すなわち、判決は、原告の主張どおり違憲に近いものであったが、その結果制定された基準法は余り現状と変わらないものとなった。
III 地方自治体の財政制度
1. 歳入の構造
地方自治体の歳入内訳は、図表12のとおりである。
2. 課税自主権
共同税は、基本的に住民の課税所得の合計によって配分されている。
地方税のうち、営業税と不動産税は、基本的に課税ベースに全国一律の基準率を掛けて、さらに賦課率を掛けている。この賦課率は地方自治体が自由に決められることから、営業税と不動産税については、実質的に税率を決定する権限があることとなる。これには上限もないため、現在では100%以下の自治体もあれば500%以上の自治体もある。

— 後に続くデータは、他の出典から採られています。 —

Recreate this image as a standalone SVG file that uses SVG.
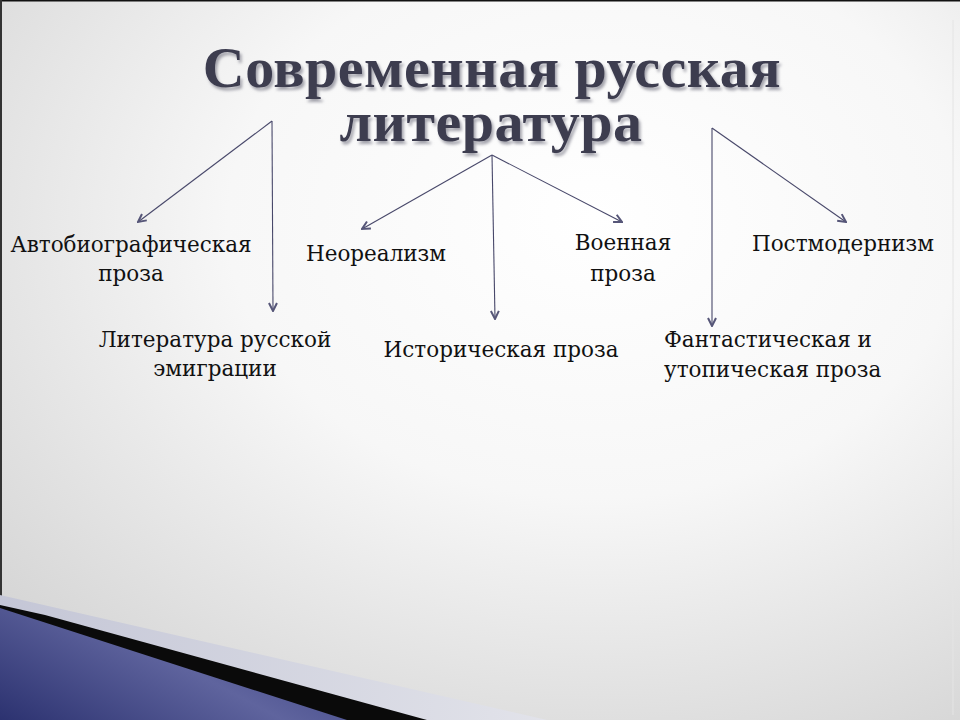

地域税は、基本的に連邦、州、共同税も課税しておらず、地域内に影響力があるもの、限られるものについて課税が認められ、非常に課税ベースの選択が狭く、税収を増やすには余り役に立っていない。
また、不動産税は、1964年から土地評価を行っておらず陳腐化しており、このまま税率を上げると非常に不公平であるため、増税できない状態である。
営業税は課税ベースの侵食が激しく、非常に大企業課税になっており、応益性に低下がみられる。
3. 追加的な財政需要への対応
図表13では、1人当たりの歳出額と共同税・地方税を合わせた1人当たりの租税収入は、共に住民数が多くなるにつれて上昇しているが、租税収入は歳出額ほどには上昇していない。これは、地方自治体の規模が大きくなるにつれて、歳出額が上がり、その一部は租税収入の増加で賄われているが、一般交付金による補償も大きな役割を担っていることを示している。
次に図表15をみると、租税収入のうち、地方自治体の規模が大きくなるにつれて、最も増加しているのは営業税であることから、歳出増加をカバーしているのは営業税といえる。
図表17は、営業税の増加は何によるところが大きいのかを示している。50万人以上の自治体の税率は、3,000人以下の自治体の約1.3倍であり、営業税収の増加は、税率の引き上げによってもたらされている部分もあるが、それ以上に課税ベースの増大によるところが大きいといえる。
図表18によれば、地方自治体の規模が大きくなるにつれて、歳出全般が増加しているが、最も増加しているのは、社会給付支出である。現状では、地方自治体の規模が大きくなるにつれて生じる追加的な財政需要は、営業税の増収でカバーしているが、実は、それよりも、一般交付金の縮小や、社会給付に適した財源の地方自治体への移譲等、再分配に関連することの方が必要なのではないかという議論がなされている。